Selain memang tengah menjadi topik panas, kejadian tersebut sekaligus membuka
mata kita bahwa teknologi telekomunikasi terus berkembang disertai dampak
positif dan negatif.
Dalam
penjelasan Pasal 40, Undang-Undang No.36 Tahun 1999 Tentang Telekomunikasi,
tercantum bahwa yang dimaksud penyadapan
adalah kegiatan memasang alat atau perangkat tambahan pada jaringan
telekomunikasi untuk tujuan mendapatkan informasi dengan cara tidak sah.
Lebih
jauh, menurut Undang-Undang Informasi dan Transaksi Elektronik (UU ITE) pasal
31 Ayat (1) disebutkan bahwa yang dimaksud dengan “intersepsi atau penyadapan”

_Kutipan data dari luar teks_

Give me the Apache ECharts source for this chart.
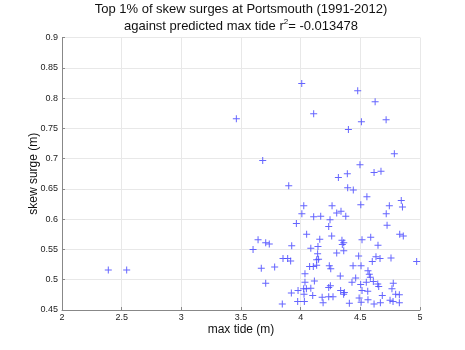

adalah kegiatan untuk mendengarkan, merekam, membelokkan, mengubah, menghambat,
dan/atau mencatat transmisi Informasi Elektronik dan/atau Dokumen Elektronik
yang tidak bersifat publik, baik menggunakan jaringan kabel komunikasi maupun
jaringan nirkabel, seperti pancaran elektromagnetis atau radio frekuensi.
Sementara
dikutip dari wikipedia, penyadapan telepon sendiri mengandung arti pemantauan
percakapan telepon dan internet oleh pihak ketiga, seringkali dilakukan dengan
cara rahasia. Percakapan telepon dapat direkam atau dipantau secara tidak
resmi, baik oleh pihak ketiga tanpa sepengetahuan pihak yang disadap, ataupun
direkam oleh salah satu pihak yang melakukan pangggil telepon.
Penyadapan
telepon dikontrol secara ketat dan pada umumnya dilarang dengan alasan privasi,
namun juga bisa dilegalkan untuk alasan tertentu, sesuai dengan hukum yang
berlaku di negara yang bersangkutan. Undang-Undang Telekomunikasi di negeri ini
pun melarang siapapun melakukan penyadapan telepon, kecuali aparat hukum,
itupun ada syarat yang cukup berat dan prosedur yang harus ditempuh. Di sisi
lain, penyelenggara jasa telekomunikasi wajib merahasiakan infromasi yng
dikirim atau diterima oleh pelanggan. Adapun ancaman pidana penyadapan diatur
dalam Pasal 56 UU Telekomunikasi yaitu penjara maksimal 15 tahun penjara dan
Pasal 47 UU ITE yaitu penjara maksimal 10 tahun penjara dan atau denda paling
banyak Rp 800 juta.
Kominfo
juga mengingatkan bahwa perakitan, perdagangan dan atau penggunaan perangkat
sadap yang diperdagangkan secara bebas adalah suatu bentuk pelanggaran hukum,
karena bertentangan dengan UU Telekomunikasi. Kementerian Kominfo tidak pernah
memberikan sertifikat perangkat sadap terkecuali yang digunakan oleh lembaga
penegak hukum.
Sayangnya,
sampai sekarang penegakkan peraturan yang lebih tegas perihal penyadapan ini
masih belum terlihat. Bisa jadi, sulitnya menemukan alat bukti telah terjadinya
kasus penyadapan oleh pihak tertentu, menjadi kendala yang membuat jeratan
hukuman bagi pelakunya seolah dipandang sebelah mata.
Tak
berlebihan jika kemudian Anggota Komisi Hukum DPR, Fahri Hamzah bersuara supaya
Presiden Susilo Bambang Yudhoyono segera menerbitkan Peraturan Pemerintah Pengganti
Undang-Undang (Perpu) tentang penyadapan. Ia berharap Perpu itu bukan hanya
sebagai upaya menyatukan payung hukum tentang penyadapan, tetapi juga sebagai
respon atas praktik penyadapan oleh intelijen negara lain di Indonesia.